**WORK TO BE COMPLETED**
In your copy, leave out the pictures; write out all the data exactly.

**MATERIAL**
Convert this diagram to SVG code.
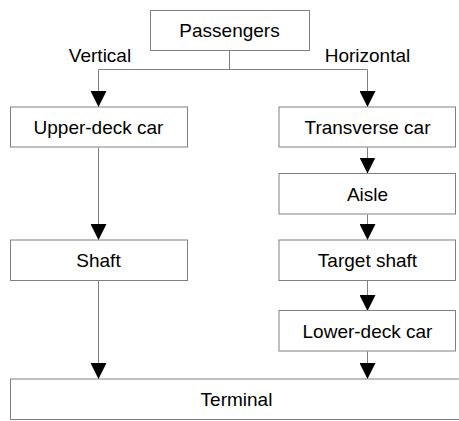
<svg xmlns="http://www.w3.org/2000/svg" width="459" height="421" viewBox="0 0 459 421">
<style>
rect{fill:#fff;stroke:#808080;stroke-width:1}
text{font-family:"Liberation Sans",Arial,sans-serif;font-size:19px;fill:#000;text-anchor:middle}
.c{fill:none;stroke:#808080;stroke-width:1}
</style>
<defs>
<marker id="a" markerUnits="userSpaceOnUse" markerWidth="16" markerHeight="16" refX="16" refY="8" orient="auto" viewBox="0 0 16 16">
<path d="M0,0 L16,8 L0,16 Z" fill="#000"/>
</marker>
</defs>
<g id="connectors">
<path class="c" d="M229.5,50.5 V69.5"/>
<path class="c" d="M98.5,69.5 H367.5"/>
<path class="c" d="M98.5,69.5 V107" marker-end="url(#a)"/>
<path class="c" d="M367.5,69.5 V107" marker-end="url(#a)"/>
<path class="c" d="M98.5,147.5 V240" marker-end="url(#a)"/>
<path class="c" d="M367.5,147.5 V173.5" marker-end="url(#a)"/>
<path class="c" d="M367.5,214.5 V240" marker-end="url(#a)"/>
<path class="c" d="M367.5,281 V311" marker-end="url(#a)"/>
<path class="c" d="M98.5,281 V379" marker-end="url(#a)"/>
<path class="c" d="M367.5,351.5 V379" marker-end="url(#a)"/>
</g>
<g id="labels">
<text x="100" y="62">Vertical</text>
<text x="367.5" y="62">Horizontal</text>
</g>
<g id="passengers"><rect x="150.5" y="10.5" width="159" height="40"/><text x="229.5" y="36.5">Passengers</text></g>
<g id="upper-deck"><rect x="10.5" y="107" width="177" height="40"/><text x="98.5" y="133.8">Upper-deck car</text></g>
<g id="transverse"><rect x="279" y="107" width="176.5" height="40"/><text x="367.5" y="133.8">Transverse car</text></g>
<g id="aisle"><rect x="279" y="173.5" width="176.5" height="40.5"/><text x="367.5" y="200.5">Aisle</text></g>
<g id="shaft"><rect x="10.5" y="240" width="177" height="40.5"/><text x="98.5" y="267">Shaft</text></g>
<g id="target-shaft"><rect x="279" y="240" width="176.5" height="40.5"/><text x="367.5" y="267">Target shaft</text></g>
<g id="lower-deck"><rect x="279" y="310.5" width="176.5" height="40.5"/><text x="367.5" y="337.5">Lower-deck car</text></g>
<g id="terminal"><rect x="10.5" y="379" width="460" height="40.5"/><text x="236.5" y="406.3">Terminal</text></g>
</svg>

**RESULT OF THE TASK**
Convert this diagram to SVG code.
<svg xmlns="http://www.w3.org/2000/svg" width="459" height="421" viewBox="0 0 459 421">
<style>
rect{fill:#fff;stroke:#808080;stroke-width:1}
text{font-family:"Liberation Sans",Arial,sans-serif;font-size:19px;fill:#000;text-anchor:middle}
.c{fill:none;stroke:#808080;stroke-width:1}
</style>
<defs>
<marker id="a" markerUnits="userSpaceOnUse" markerWidth="16" markerHeight="16" refX="16" refY="8" orient="auto" viewBox="0 0 16 16">
<path d="M0,0 L16,8 L0,16 Z" fill="#000"/>
</marker>
</defs>
<g id="connectors">
<path class="c" d="M229.5,50.5 V69.5"/>
<path class="c" d="M98.5,69.5 H367.5"/>
<path class="c" d="M98.5,69.5 V107" marker-end="url(#a)"/>
<path class="c" d="M367.5,69.5 V107" marker-end="url(#a)"/>
<path class="c" d="M98.5,147.5 V240" marker-end="url(#a)"/>
<path class="c" d="M367.5,147.5 V173.5" marker-end="url(#a)"/>
<path class="c" d="M367.5,214.5 V240" marker-end="url(#a)"/>
<path class="c" d="M367.5,281 V311" marker-end="url(#a)"/>
<path class="c" d="M98.5,281 V379" marker-end="url(#a)"/>
<path class="c" d="M367.5,351.5 V379" marker-end="url(#a)"/>
</g>
<g id="labels">
<text x="100" y="62">Vertical</text>
<text x="367.5" y="62">Horizontal</text>
</g>
<g id="passengers"><rect x="150.5" y="10.5" width="159" height="40"/><text x="229.5" y="36.5">Passengers</text></g>
<g id="upper-deck"><rect x="10.5" y="107" width="177" height="40"/><text x="98.5" y="133.8">Upper-deck car</text></g>
<g id="transverse"><rect x="279" y="107" width="176.5" height="40"/><text x="367.5" y="133.8">Transverse car</text></g>
<g id="aisle"><rect x="279" y="173.5" width="176.5" height="40.5"/><text x="367.5" y="200.5">Aisle</text></g>
<g id="shaft"><rect x="10.5" y="240" width="177" height="40.5"/><text x="98.5" y="267">Shaft</text></g>
<g id="target-shaft"><rect x="279" y="240" width="176.5" height="40.5"/><text x="367.5" y="267">Target shaft</text></g>
<g id="lower-deck"><rect x="279" y="310.5" width="176.5" height="40.5"/><text x="367.5" y="337.5">Lower-deck car</text></g>
<g id="terminal"><rect x="10.5" y="379" width="460" height="40.5"/><text x="236.5" y="406.3">Terminal</text></g>
</svg>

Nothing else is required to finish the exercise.